> [WHAT TO PRODUCE]: Copy exactly the lines from the beginning of the data down to and including the line holding "plt.rcParams['font.family'] = ['Liberation", without any pictures.

> [SOURCE EXCERPT]:

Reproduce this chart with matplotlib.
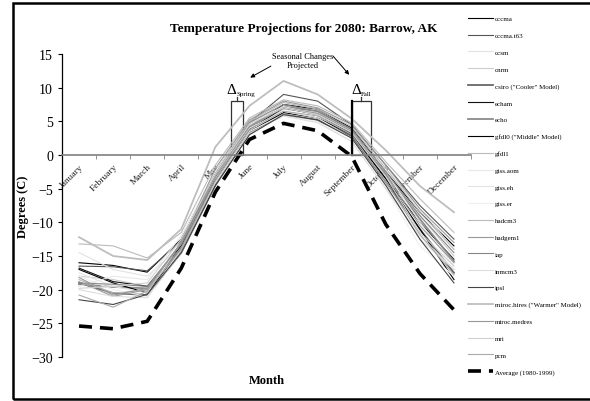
import matplotlib
matplotlib.use("Agg")
import matplotlib.pyplot as plt
from matplotlib.patches import Rectangle

plt.rcParams['font.family'] = ['Liberation Serif', 'DejaVu Serif']

months = ["January", "February", "March", "April", "May", "June", "July",
          "August", "September", "October", "November", "December"]

# model projections for 2080 (deg C)
models = ["cccma", "cccma.t63", "ccsm", "cnrm", "csiro (\"Cooler\" Model)", "echam",
          "echo", "gfdl0 (\"Middle\" Model)", "gfdl1", "giss.aom", "giss.eh", "giss.er",
          "hadcm3", "hadgem1", "iap", "inmcm3", "ipsl", "miroc.hires (\"Warmer\" Model)",
          "miroc.medres", "mri", "pcm"]

cccma = [-16.0, -16.4, -17.4, -12.5, -3.0, 4.0, 7.5, 6.8, 4.0, -2.5, -8.5, -13.5]
cccma_t63 = [-16.5, -16.6, -17.2, -12.8, -2.5, 4.8, 9.0, 8.0, 4.5, -1.5, -7.5, -12.5]
ccsm = [-14.5, -17.0, -18.0, -13.5, -3.0, 4.5, 7.0, 6.0, 3.0, -2.0, -8.0, -14.0]
cnrm = [-18.0, -18.5, -19.5, -14.0, -3.5, 4.0, 6.8, 6.2, 3.5, -3.0, -9.0, -15.0]
csiro = [-19.0, -20.5, -20.8, -14.5, -4.5, 3.2, 6.0, 5.2, 2.8, -4.0, -11.0, -17.5]
echam = [-16.8, -18.8, -19.5, -13.5, -3.8, 3.8, 7.0, 6.0, 3.2, -3.5, -10.0, -15.5]
echo = [-19.2, -19.6, -19.8, -13.8, -3.2, 4.2, 7.2, 6.5, 3.8, -2.8, -9.5, -15.8]
gfdl0 = [-17.0, -19.0, -20.5, -14.0, -4.0, 3.5, 6.3, 5.5, 3.0, -3.5, -11.0, -18.5]
gfdl1 = [-18.5, -20.5, -20.0, -13.0, -2.5, 5.0, 7.8, 6.8, 4.2, -2.0, -8.5, -14.0]
giss_aom = [-19.5, -18.0, -18.5, -12.0, -2.5, 4.8, 7.2, 6.0, 3.5, -2.5, -10.0, -16.5]
giss_eh = [-17.5, -19.5, -20.5, -13.0, -3.0, 4.0, 6.5, 5.5, 2.5, -4.5, -12.5, -17.0]
giss_er = [-18.0, -20.0, -21.0, -14.0, -4.0, 3.5, 6.0, 5.0, 2.0, -5.0, -13.5, -18.0]
hadcm3 = [-13.2, -13.5, -15.3, -11.5, -1.5, 5.5, 8.2, 7.3, 4.8, -1.0, -6.5, -11.5]
hadgem1 = [-18.8, -21.0, -20.0, -13.0, -3.0, 4.2, 7.0, 6.2, 3.5, -3.0, -10.5, -16.0]
iap = [-19.0, -19.2, -19.5, -13.2, -2.8, 4.8, 7.5, 6.5, 3.8, -2.5, -9.0, -14.5]
inmcm3 = [-20.0, -21.0, -21.2, -14.5, -4.2, 3.2, 5.8, 4.8, 2.0, -5.0, -12.0, -17.0]
ipsl = [-21.5, -22.2, -20.7, -14.5, -4.5, 3.0, 6.0, 5.2, 2.5, -4.5, -12.5, -19.0]
miroc_hires = [-12.2, -15.0, -15.6, -11.0, 1.2, 7.3, 11.0, 9.0, 5.4, 0.7, -4.6, -8.5]
miroc_medres = [-18.2, -20.8, -19.8, -13.0, -2.0, 5.2, 8.0, 7.0, 4.5, -1.5, -8.0, -13.0]
mri = [-19.8, -19.5, -19.0, -12.5, -2.8, 4.6, 7.0, 6.0, 3.3, -3.2, -11.5, -16.5]
pcm = [-20.8, -22.6, -20.2, -14.0, -3.8, 3.8, 6.5, 5.8, 3.0, -4.0, -11.8, -17.8]

average = [-25.4, -25.8, -24.7, -16.8, -5.5, 2.3, 4.7, 3.6, -0.2, -10.3, -17.6, -23.0]

series = [cccma, cccma_t63, ccsm, cnrm, csiro, echam, echo, gfdl0, gfdl1, giss_aom,
          giss_eh, giss_er, hadcm3, hadgem1, iap, inmcm3, ipsl, miroc_hires,
          miroc_medres, mri, pcm]
colors = ["#000000", "#555555", "#e2e2e2", "#cccccc", "#666666", "#111111",
          "#8a8a8a", "#000000", "#bbbbbb", "#e8e8e8", "#e4e4e4", "#eeeeee",
          "#bbbbbb", "#999999", "#888888", "#dddddd", "#444444", "#bdbdbd",
          "#999999", "#d0d0d0", "#aaaaaa"]
widths = [1.0, 1.0, 1.0, 1.0, 1.6, 1.0, 1.6, 1.0, 1.0, 1.0, 1.0, 1.0,
          1.0, 1.0, 1.0, 1.0, 1.0, 1.6, 1.0, 1.0, 1.0]

fig = plt.figure(figsize=(5.9, 4.02), dpi=100)
ax = fig.add_axes([62/590, 1-358/402, (471-62)/590, (358-55)/402])

x = list(range(len(months)))
for name, vals, c, w in zip(models, series, colors, widths):
    ax.plot(x, vals, color=c, lw=w*0.8, label=name)
ax.plot(x, average, color="black", lw=2.6, dashes=(3.6, 2.2), label="Average (1980-1999)")

ax.set_xlim(-0.5, 11.5)
ax.set_ylim(-30, 15)
ax.set_yticks(range(-30, 16, 5))
ax.tick_params(axis='y', labelsize=10, length=3, direction='out', width=0.8)

for s in ["top", "right"]:
    ax.spines[s].set_visible(False)
ax.spines['bottom'].set_position(('data', 0))
ax.spines['bottom'].set_color('#808080')
ax.spines['bottom'].set_linewidth(1.2)
ax.spines['left'].set_linewidth(0.9)

ax.set_xticks(x)
ax.set_xticklabels(months, rotation=45, ha='right', va='top', rotation_mode='anchor',
                   fontsize=6.8, color='#222222')
ax.tick_params(axis='x', which='major', length=0, pad=5)
ax.set_xticks([i - 0.5 for i in range(13)], minor=True)
ax.tick_params(axis='x', which='minor', length=3, direction='out', color='#808080')

ax.set_ylabel("Degrees (C)", fontsize=9, fontweight='bold')
ax.yaxis.set_label_coords(-0.08, 0.5)
ax.set_xlabel("Month", fontsize=9, fontweight='bold')
ax.xaxis.set_label_coords(0.5, -0.055)
ax.set_title("Temperature Projections for 2080: Barrow, AK", fontsize=9.5,
             fontweight='bold', x=0.59, y=1.05)

# seasonal change boxes
ax.add_patch(Rectangle((4.47, 0), 0.33, 8, fill=False, ec='#333333', lw=0.9))
ax.plot([4.635, 4.635], [8, 8.6], color='#333333', lw=0.9)
ax.text(4.62, 8.7, "\u0394", fontsize=11, ha='right', va='bottom')
ax.text(4.62, 8.8, "Spring", fontsize=5, ha='left', va='bottom')
ax.add_patch(Rectangle((8.0, 0), 0.56, 8, fill=False, ec='#333333', lw=0.9))
ax.plot([8.0, 8.0], [0, 8], color='black', lw=1.6)
ax.plot([8.28, 8.28], [8, 8.6], color='#333333', lw=0.9)
ax.text(8.28, 8.7, "\u0394", fontsize=11, ha='right', va='bottom')
ax.text(8.28, 8.8, "Fall", fontsize=5, ha='left', va='bottom')

ax.text(6.55, 14.0, "Seasonal Changes\nProjected", fontsize=6, ha='center', va='center',
        linespacing=1.1)
ax.annotate("", xy=(4.95, 11.3), xytext=(5.7, 13.4),
            arrowprops=dict(arrowstyle='-|>', color='black', lw=0.7, mutation_scale=6))
ax.annotate("", xy=(7.98, 11.6), xytext=(7.4, 15.0),
            arrowprops=dict(arrowstyle='-|>', color='black', lw=0.7, mutation_scale=6))

fig.legend(loc='upper left', bbox_to_anchor=(468/590, 1-16.5/402), frameon=False,
           fontsize=5, handlelength=3.6, handletextpad=0.3, labelspacing=1.57,
           borderpad=0, borderaxespad=0)

fig.patches.append(Rectangle((13/590, 2/402), 1.0, 396/402, transform=fig.transFigure,
                             fill=False, ec='black', lw=1.8))

fig.savefig("out.png", dpi=100)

> [TASK RESULT]:
Reproduce this chart with matplotlib.
import matplotlib
matplotlib.use("Agg")
import matplotlib.pyplot as plt
from matplotlib.patches import Rectangle

plt.rcParams['font.family'] = ['Liberation Serif', 'DejaVu Serif']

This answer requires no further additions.